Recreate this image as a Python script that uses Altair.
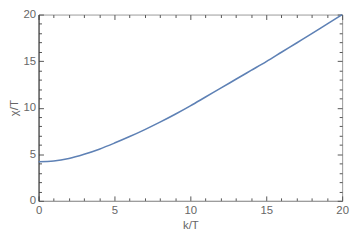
import altair as alt
import pandas as pd

k_vals = [0, 1, 2, 3, 4, 5, 6, 7, 8, 9, 10, 11, 12, 13, 14, 15, 16, 17, 18, 19, 20]
chi_vals = [4.2, 4.28, 4.55, 5.0, 5.55, 6.2, 6.9, 7.65, 8.45, 9.3, 10.2, 11.15, 12.1,
            13.05, 14.0, 14.95, 15.95, 16.95, 17.95, 18.98, 20.0]
all_ticks = list(range(0, 21))

W, H = 308, 189
TICK = "#555555"
LABEL = "#666666"

df = pd.DataFrame({"k": k_vals, "chi": chi_vals})

xs = alt.Scale(domain=[0, 20], nice=False, zero=False)
ys = alt.Scale(domain=[0, 20], nice=False, zero=False)

font = "Liberation Sans"
FS = 11.5
tick_expr = alt.ExprRef(expr="datum.value % 5 === 0 ? -5 : -3")
label_expr = "datum.value % 5 === 0 ? datum.label : ''"


def axis(show_labels, orient, title, domain_color, pad):
    kw = dict(values=all_ticks, tickSize=tick_expr, tickColor=TICK, tickWidth=1,
              orient=orient, grid=False, domain=domain_color is not None)
    if domain_color is not None:
        kw.update(domainColor=domain_color, domainWidth=1)
    if show_labels:
        kw.update(labelExpr=label_expr, labelPadding=pad, labelColor=LABEL, labelFontSize=FS,
                  labelFont=font, labelFlush=False, titleColor=LABEL, titleFontSize=FS,
                  titleFont=font, titleFontWeight="normal", title=title)
    else:
        kw.update(labels=False, title=None)
    return alt.Axis(**kw)


line_main = alt.Chart(df).mark_line(color="#5E81B5", strokeWidth=1.6, interpolate="monotone").encode(
    x=alt.X("k:Q", scale=xs, axis=axis(True, "bottom", "k/T", "#999999", 9)),
    y=alt.Y("chi:Q", scale=ys, axis=axis(True, "left", "χ/T", "#333333", 8)),
)
line_frame = alt.Chart(df).mark_line(color="#5E81B5", strokeWidth=1.6, strokeOpacity=0).encode(
    x=alt.X("k:Q", scale=xs, axis=axis(False, "top", None, None, 0)),
    y=alt.Y("chi:Q", scale=ys, axis=axis(False, "right", None, None, 0)),
)

chart = alt.layer(line_main, line_frame).resolve_axis(x="independent", y="independent").properties(
    width=W, height=H,
    autosize=alt.AutoSizeParams(type="none"),
    padding={"left": 31, "top": 5, "right": 10, "bottom": 33},
).configure_view(stroke="#999999", strokeWidth=1)

chart.save("out.html", embed_options={"renderer": "svg", "actions": False})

....

▶ TASK DETAILS:
Transcribe all the lines above exactly, apart from the pictures.

▶ CORRECT OUTPUT:
Recreate this image as a Python script that uses Altair.
import altair as alt
import pandas as pd

k_vals = [0, 1, 2, 3, 4, 5, 6, 7, 8, 9, 10, 11, 12, 13, 14, 15, 16, 17, 18, 19, 20]
chi_vals = [4.2, 4.28, 4.55, 5.0, 5.55, 6.2, 6.9, 7.65, 8.45, 9.3, 10.2, 11.15, 12.1,
            13.05, 14.0, 14.95, 15.95, 16.95, 17.95, 18.98, 20.0]
all_ticks = list(range(0, 21))

W, H = 308, 189
TICK = "#555555"
LABEL = "#666666"

df = pd.DataFrame({"k": k_vals, "chi": chi_vals})

xs = alt.Scale(domain=[0, 20], nice=False, zero=False)
ys = alt.Scale(domain=[0, 20], nice=False, zero=False)

font = "Liberation Sans"
FS = 11.5
tick_expr = alt.ExprRef(expr="datum.value % 5 === 0 ? -5 : -3")
label_expr = "datum.value % 5 === 0 ? datum.label : ''"


def axis(show_labels, orient, title, domain_color, pad):
    kw = dict(values=all_ticks, tickSize=tick_expr, tickColor=TICK, tickWidth=1,
              orient=orient, grid=False, domain=domain_color is not None)
    if domain_color is not None:
        kw.update(domainColor=domain_color, domainWidth=1)
    if show_labels:
        kw.update(labelExpr=label_expr, labelPadding=pad, labelColor=LABEL, labelFontSize=FS,
                  labelFont=font, labelFlush=False, titleColor=LABEL, titleFontSize=FS,
                  titleFont=font, titleFontWeight="normal", title=title)
    else:
        kw.update(labels=False, title=None)
    return alt.Axis(**kw)


line_main = alt.Chart(df).mark_line(color="#5E81B5", strokeWidth=1.6, interpolate="monotone").encode(
    x=alt.X("k:Q", scale=xs, axis=axis(True, "bottom", "k/T", "#999999", 9)),
    y=alt.Y("chi:Q", scale=ys, axis=axis(True, "left", "χ/T", "#333333", 8)),
)
line_frame = alt.Chart(df).mark_line(color="#5E81B5", strokeWidth=1.6, strokeOpacity=0).encode(
    x=alt.X("k:Q", scale=xs, axis=axis(False, "top", None, None, 0)),
    y=alt.Y("chi:Q", scale=ys, axis=axis(False, "right", None, None, 0)),
)

chart = alt.layer(line_main, line_frame).resolve_axis(x="independent", y="independent").properties(
    width=W, height=H,
    autosize=alt.AutoSizeParams(type="none"),
    padding={"left": 31, "top": 5, "right": 10, "bottom": 33},
).configure_view(stroke="#999999", strokeWidth=1)

chart.save("out.html", embed_options={"renderer": "svg", "actions": False})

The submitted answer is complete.